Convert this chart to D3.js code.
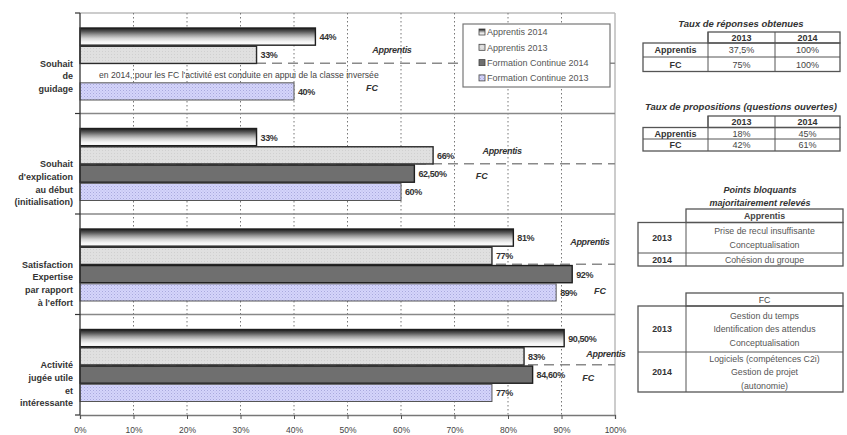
<!DOCTYPE html>
<html><head><meta charset="utf-8">
<script src="https://cdn.jsdelivr.net/npm/d3@7"></script>
<style>
body{margin:0;background:#fff;}
svg{display:block;font-family:"Liberation Sans",Arial,sans-serif;}
</style></head>
<body><svg id="c" width="847" height="435"></svg>
<script>
// ---- data ----
const categories = ["Souhait de guidage","Souhait d'explication au début (initialisation)","Satisfaction Expertise par rapport à l'effort","Activité jugée utile et intéressante"];
const categoryLines = [["Souhait","de","guidage"],["Souhait","d'explication","au début","(initialisation)"],["Satisfaction","Expertise","par rapport","à l'effort"],["Activité","jugée utile","et","intéressante"]];
const seriesNames = ["Apprentis 2014","Apprentis 2013","Formation Continue 2014","Formation Continue 2013"];
const apprentis2014 = [44, 33, 81, 90.5];
const apprentis2013 = [33, 66, 77, 83];
const fc2014 = [null, 62.5, 92, 84.6];
const fc2013 = [40, 60, 89, 77];
const xTicks = [0,10,20,30,40,50,60,70,80,90,100];
// group annotation positions in % (x) : Apprentis / FC labels
const apprLabelX = [58.3, 78.9, 95.3, 98.3];
const fcLabelX = [54.6, 75.1, 97.2, 95];
const note = "en 2014, pour les FC l'activité est conduite en appui de la classe inversée";

const table1Title = "Taux de réponses obtenues";
const table2Title = "Taux de propositions (questions ouvertes)";
const tableYears = ["2013","2014"];
const tableRows = ["Apprentis","FC"];
const reponses = [["37,5%","100%"],["75%","100%"]];
const propositions = [["18%","45%"],["42%","61%"]];
const blocTitle = ["Points bloquants","majoritairement relevés"];
const blocApprentis = [["Prise de recul insuffisante","Conceptualisation"],["Cohésion du groupe"]];
const blocFC = [["Gestion du temps","Identification des attendus","Conceptualisation"],["Logiciels (compétences C2i)","Gestion de projet","(autonomie)"]];

const seriesData = [apprentis2014, apprentis2013, fc2014, fc2013];

const svg = d3.select("#c");
const defs = svg.append("defs");
// gradient for Apprentis 2014
const g1 = defs.append("linearGradient").attr("id","gA14").attr("x1",0).attr("y1",0).attr("x2",0).attr("y2",1);
[["0%","#1a1a1a"],["20%","#555"],["40%","#9a9a9a"],["60%","#d4d4d4"],["80%","#f4f4f4"],["100%","#ffffff"]].forEach(s=>g1.append("stop").attr("offset",s[0]).attr("stop-color",s[1]));
// dotted pattern light gray
const p1 = defs.append("pattern").attr("id","pA13").attr("width",3).attr("height",3).attr("patternUnits","userSpaceOnUse");
p1.append("rect").attr("width",3).attr("height",3).attr("fill","#e0e0e0");
p1.append("rect").attr("width",1).attr("height",1).attr("fill","#d0d0d0");
const p2 = defs.append("pattern").attr("id","pF13").attr("width",3).attr("height",3).attr("patternUnits","userSpaceOnUse");
p2.append("rect").attr("width",3).attr("height",3).attr("fill","#d4d4fb");
p2.append("rect").attr("width",1).attr("height",1).attr("fill","#a9a9dc");
p2.append("rect").attr("x",1.5).attr("y",1.5).attr("width",1).attr("height",1).attr("fill","#b9b9e6");

const fills = ["url(#gA14)","url(#pA13)","#6f6f6f","url(#pF13)"];
const strokes = ["#1e1e1e","#2a2a2a","#1e1e1e","#555"];

const x = d3.scaleLinear().domain([0,100]).range([80,615]);
const y0 = d3.scaleBand().domain(categories).range([13,415]);
const y1 = d3.scaleBand().domain(seriesNames).range([15,87]).paddingInner(0.06);

// frame
svg.append("line").attr("x1",80).attr("x2",615).attr("y1",13).attr("y2",13).attr("stroke","#999").attr("stroke-width",1);
svg.append("line").attr("x1",615).attr("x2",615).attr("y1",13).attr("y2",415).attr("stroke","#bbb").attr("stroke-width",1.5);

// vertical dotted grid
svg.append("g").selectAll("line").data(xTicks.slice(1,-1)).join("line")
  .attr("x1",d=>x(d)).attr("x2",d=>x(d)).attr("y1",13).attr("y2",415)
  .attr("stroke","#777").attr("stroke-width",1).attr("stroke-dasharray","1.5,2.5");

// group separators
svg.append("g").selectAll("line").data(categories.slice(1)).join("line")
  .attr("x1",80).attr("x2",615).attr("y1",d=>y0(d)).attr("y2",d=>y0(d))
  .attr("stroke","#888").attr("stroke-width",1.3);

// dashed lines between Apprentis and FC
svg.append("g").selectAll("line").data(categories).join("line")
  .attr("x1",80).attr("x2",615).attr("y1",d=>y0(d)+y0.bandwidth()/2).attr("y2",d=>y0(d)+y0.bandwidth()/2)
  .attr("stroke","#8a8a8a").attr("stroke-width",1.6).attr("stroke-dasharray","10,6");

// bars
const fmt = v => Number.isInteger(v) ? v+"%" : v.toFixed(2).replace(".",",")+"%";
seriesNames.forEach((s,si)=>{
  const g = svg.append("g");
  const rows = categories.map((c,ci)=>({c, v:seriesData[si][ci]})).filter(d=>d.v!=null);
  g.selectAll("rect").data(rows).join("rect")
    .attr("x",x(0)).attr("y",d=>y0(d.c)+y1(s))
    .attr("width",d=>x(d.v)-x(0)).attr("height",y1.bandwidth())
    .attr("fill",fills[si]).attr("stroke",strokes[si]).attr("stroke-width",si==3?1:1.4);
  g.selectAll("text").data(rows).join("text")
    .attr("x",d=>x(d.v)+4).attr("y",d=>y0(d.c)+y1(s)+y1.bandwidth()/2+3.5)
    .attr("font-size",9).attr("font-weight","bold").attr("fill","#333").attr("letter-spacing",-0.4)
    .text(d=>fmt(d.v));
});

// left axis
svg.append("line").attr("x1",80).attr("x2",80).attr("y1",13).attr("y2",415).attr("stroke","#333").attr("stroke-width",1.3);
svg.append("g").selectAll("line").data(categories.concat(["end"])).join("line")
  .attr("x1",75).attr("x2",80)
  .attr("y1",(d,i)=>i<categories.length?y0(d):y0.range()[1]).attr("y2",(d,i)=>i<categories.length?y0(d):y0.range()[1])
  .attr("stroke","#333").attr("stroke-width",1.2);

// category labels
categories.forEach((c,ci)=>{
  const t = svg.append("text").attr("text-anchor","end").attr("font-size",9).attr("font-weight","bold").attr("fill","#333");
  categoryLines[ci].forEach((ln,li)=>{
    t.append("tspan").attr("x",73).attr("y",y0(c)+y0.bandwidth()/2+3.5+li*12.7).text(ln);
  });
});

// bottom axis
const xAxis = d3.axisBottom(x).tickValues(xTicks).tickFormat(d=>d+"%").tickSize(4).tickPadding(8);
const ax = svg.append("g").attr("transform","translate(0,415)").call(xAxis);
ax.select(".domain").attr("stroke","#777").attr("stroke-width",1.3);
ax.selectAll(".tick line").attr("stroke","#555");
ax.selectAll("text").attr("font-size",8.5).attr("fill","#444").attr("font-family","Liberation Sans, Arial, sans-serif");

// group annotations
const annG = svg.append("g").attr("font-size",9).attr("font-weight","bold").attr("font-style","italic").attr("fill","#333").attr("text-anchor","middle");
categories.forEach((c,ci)=>{
  const top = y0(c);
  const ay = [36, 36.5, 27, 38.5][ci];
  const fy = [74, 61.5, 76, 62.5][ci];
  annG.append("text").attr("x",x(apprLabelX[ci])).attr("y",top+ay+3.5).attr("letter-spacing",-0.3).text("Apprentis");
  annG.append("text").attr("x",x(fcLabelX[ci])).attr("y",top+fy+3.5).text("FC");
});
svg.append("text").attr("x",99).attr("y",78).attr("font-size",8.6).attr("fill","#444").text(note);

// legend
const lg = svg.append("g");
lg.append("rect").attr("x",463).attr("y",24).attr("width",147).attr("height",63).attr("fill","#fff").attr("stroke","#777").attr("stroke-width",1.2);
seriesNames.forEach((s,si)=>{
  const yy = 32 + si*15.3;
  lg.append("rect").attr("x",479).attr("y",yy-3).attr("width",6).attr("height",6).attr("fill",fills[si]).attr("stroke","#444").attr("stroke-width",0.8);
  lg.append("text").attr("x",487).attr("y",yy+3.3).attr("font-size",9).attr("fill","#555").text(s);
});

// ---- tables ----
const tg = svg.append("g").attr("font-size",9).attr("fill","#333");
function simpleTable(title, titleY, top, rowsY, data){
  tg.append("text").attr("x",741).attr("y",titleY).attr("text-anchor","middle").attr("font-size",9.5).attr("font-weight","bold").attr("font-style","italic").text(title);
  const cx = [643,708,775,840];
  const [yh, y1r, y2r, yb] = rowsY;
  const stroke = "#555";
  tg.append("rect").attr("x",cx[1]).attr("y",yh).attr("width",cx[3]-cx[1]).attr("height",y1r-yh).attr("fill","none").attr("stroke",stroke).attr("stroke-width",1.3);
  tg.append("rect").attr("x",cx[0]).attr("y",y1r).attr("width",cx[3]-cx[0]).attr("height",yb-y1r).attr("fill","none").attr("stroke",stroke).attr("stroke-width",1.3);
  tg.append("line").attr("x1",cx[0]).attr("x2",cx[3]).attr("y1",y2r).attr("y2",y2r).attr("stroke",stroke);
  tg.append("line").attr("x1",cx[1]).attr("x2",cx[1]).attr("y1",yh).attr("y2",yb).attr("stroke",stroke);
  tg.append("line").attr("x1",cx[2]).attr("x2",cx[2]).attr("y1",yh).attr("y2",yb).attr("stroke",stroke);
  tableYears.forEach((yr,i)=>tg.append("text").attr("x",(cx[i+1]+cx[i+2])/2).attr("y",(yh+y1r)/2+3.3).attr("text-anchor","middle").attr("font-weight","bold").text(yr));
  const ry = [y1r,y2r,yb];
  tableRows.forEach((r,ri)=>{
    const my = (ry[ri]+ry[ri+1])/2+3.3;
    tg.append("text").attr("x",(cx[0]+cx[1])/2).attr("y",my).attr("text-anchor","middle").attr("font-weight","bold").text(r);
    data[ri].forEach((v,vi)=>tg.append("text").attr("x",(cx[vi+1]+cx[vi+2])/2).attr("y",my).attr("text-anchor","middle").attr("fill","#444").text(v));
  });
}
simpleTable(table1Title, 27, 0, [32,43,57,71.5], reponses);
simpleTable(table2Title, 110, 0, [116,127.5,139,151], propositions);

function blocTable(header, headerBold, ys, data){
  const cx = [638,686,843];
  const stroke = "#555";
  tg.append("rect").attr("x",cx[1]).attr("y",ys[0]).attr("width",cx[2]-cx[1]).attr("height",ys[1]-ys[0]).attr("fill","none").attr("stroke",stroke).attr("stroke-width",1.3);
  tg.append("rect").attr("x",cx[0]).attr("y",ys[1]).attr("width",cx[2]-cx[0]).attr("height",ys[3]-ys[1]).attr("fill","none").attr("stroke",stroke).attr("stroke-width",1.3);
  tg.append("line").attr("x1",cx[0]).attr("x2",cx[2]).attr("y1",ys[2]).attr("y2",ys[2]).attr("stroke",stroke);
  tg.append("line").attr("x1",cx[1]).attr("x2",cx[1]).attr("y1",ys[1]).attr("y2",ys[3]).attr("stroke",stroke);
  tg.append("text").attr("x",(cx[1]+cx[2])/2).attr("y",(ys[0]+ys[1])/2+3.3).attr("text-anchor","middle").attr("font-size",8.8).attr("font-weight",headerBold?"bold":"normal").attr("fill","#444").text(header);
  tableYears.forEach((yr,i)=>{
    const a = ys[i+1], b = ys[i+2];
    tg.append("text").attr("x",(cx[0]+cx[1])/2).attr("y",(a+b)/2+3.3).attr("text-anchor","middle").attr("font-weight","bold").attr("font-size",8.8).text(yr);
    const lines = data[i];
    const lh = 13.3;
    const start = (a+b)/2 - (lines.length-1)*lh/2;
    lines.forEach((ln,li)=>tg.append("text").attr("x",(cx[1]+cx[2])/2).attr("y",start+li*lh+3.3).attr("text-anchor","middle").attr("font-size",8.8).attr("fill","#555").text(ln));
  });
}
blocTitle.forEach((t,i)=>tg.append("text").attr("x",760).attr("y",193+i*13).attr("text-anchor","middle").attr("font-size",9).attr("font-weight","bold").attr("font-style","italic").text(t));
blocTable("Apprentis", true, [209,222.5,253,266], blocApprentis);
blocTable("FC", false, [293,306,352,392], blocFC);
</script></body></html>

= = = =

Pictures excluded, repeat exactly the lines from the top of the material through the line with "apprentis2013, fc2014, fc2013];", including both of those lines.

Task answer:
Convert this chart to D3.js code.
<!DOCTYPE html>
<html><head><meta charset="utf-8">
<script src="https://cdn.jsdelivr.net/npm/d3@7"></script>
<style>
body{margin:0;background:#fff;}
svg{display:block;font-family:"Liberation Sans",Arial,sans-serif;}
</style></head>
<body><svg id="c" width="847" height="435"></svg>
<script>
// ---- data ----
const categories = ["Souhait de guidage","Souhait d'explication au début (initialisation)","Satisfaction Expertise par rapport à l'effort","Activité jugée utile et intéressante"];
const categoryLines = [["Souhait","de","guidage"],["Souhait","d'explication","au début","(initialisation)"],["Satisfaction","Expertise","par rapport","à l'effort"],["Activité","jugée utile","et","intéressante"]];
const seriesNames = ["Apprentis 2014","Apprentis 2013","Formation Continue 2014","Formation Continue 2013"];
const apprentis2014 = [44, 33, 81, 90.5];
const apprentis2013 = [33, 66, 77, 83];
const fc2014 = [null, 62.5, 92, 84.6];
const fc2013 = [40, 60, 89, 77];
const xTicks = [0,10,20,30,40,50,60,70,80,90,100];
// group annotation positions in % (x) : Apprentis / FC labels
const apprLabelX = [58.3, 78.9, 95.3, 98.3];
const fcLabelX = [54.6, 75.1, 97.2, 95];
const note = "en 2014, pour les FC l'activité est conduite en appui de la classe inversée";

const table1Title = "Taux de réponses obtenues";
const table2Title = "Taux de propositions (questions ouvertes)";
const tableYears = ["2013","2014"];
const tableRows = ["Apprentis","FC"];
const reponses = [["37,5%","100%"],["75%","100%"]];
const propositions = [["18%","45%"],["42%","61%"]];
const blocTitle = ["Points bloquants","majoritairement relevés"];
const blocApprentis = [["Prise de recul insuffisante","Conceptualisation"],["Cohésion du groupe"]];
const blocFC = [["Gestion du temps","Identification des attendus","Conceptualisation"],["Logiciels (compétences C2i)","Gestion de projet","(autonomie)"]];

const seriesData = [apprentis2014, apprentis2013, fc2014, fc2013];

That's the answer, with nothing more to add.